In the first 30 days after its launch, Uniswap V3 handled more than $17 billion in trading volume from over 288,130 user wallets.
The volume peaked on May 19, as $1.4 billion in volume was handled, while on May 8, it registered the most new user wallets, with 35,100 active user wallets. Since then, user activity has slightly dropped and stabilized around 12,000 wallets per day.
While this is impressive, it is still far behind its predecessor, Uniswap V2. This earlier version still attracts approximately 50,000 wallets per day.
Making liquidity position more efficient
Uniswap V3 is the third version of Uniswap’s Ethereum-based token swap platform, which launched on May 5. Uniswap V3 gives liquidity providers (LPs) the tools to customize the price ranges of their assets, instead of distributing them evenly.
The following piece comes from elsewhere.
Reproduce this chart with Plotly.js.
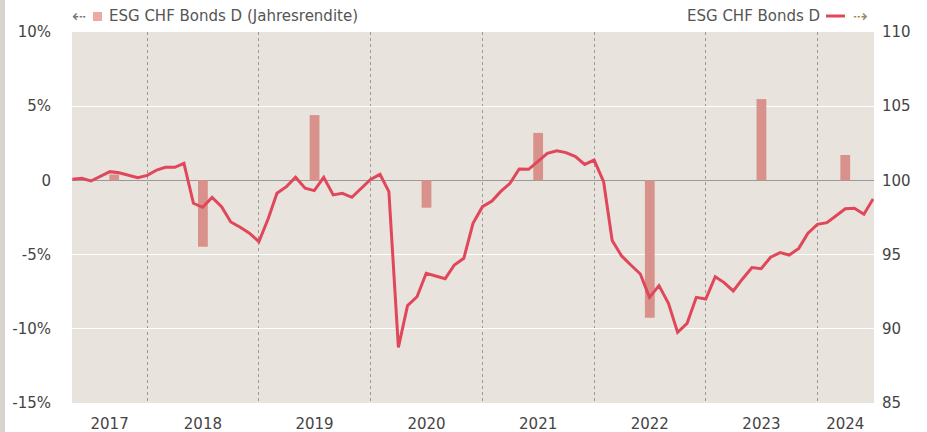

Therefore, each LP can create its own price curve. This has the effect of generating concentrated liquidity, rendering LP positions non-fungible.
Moreover, departing from V2, Uniswap V3 has made it possible that 100% of user asset deposit will be employed for yield farming. Uniswap claims that this would make a liquidity position more efficient, 4,000 times more efficient to be precise.
Recent developments in the DeFi sector
As previously reported, of one million unique active wallets in the blockchain industry, Binance Smart Chain (BSC) and Worldwide Asset eXchange (WAX) account for 80% of it. However, BSC total value locked reportedly decreased by 50%, in May.
Meanwhile, 80% of the total value locked (TVL) goes to Ethereum’s decentralized finance (DeFi) ecosystem. Once again, BSC leads the blockchain industry by a fair margin, with unique active wallets eclipsing 417,000.
It’s also worth noting that Polygon continues to stand out from the crowd, with numbers that reach higher than their peers. While the crypto industry crashed around them, Polygon enjoyed a bull run, thanks partially to its popularity in India and is now one of the world’s top-15 crypto tokens.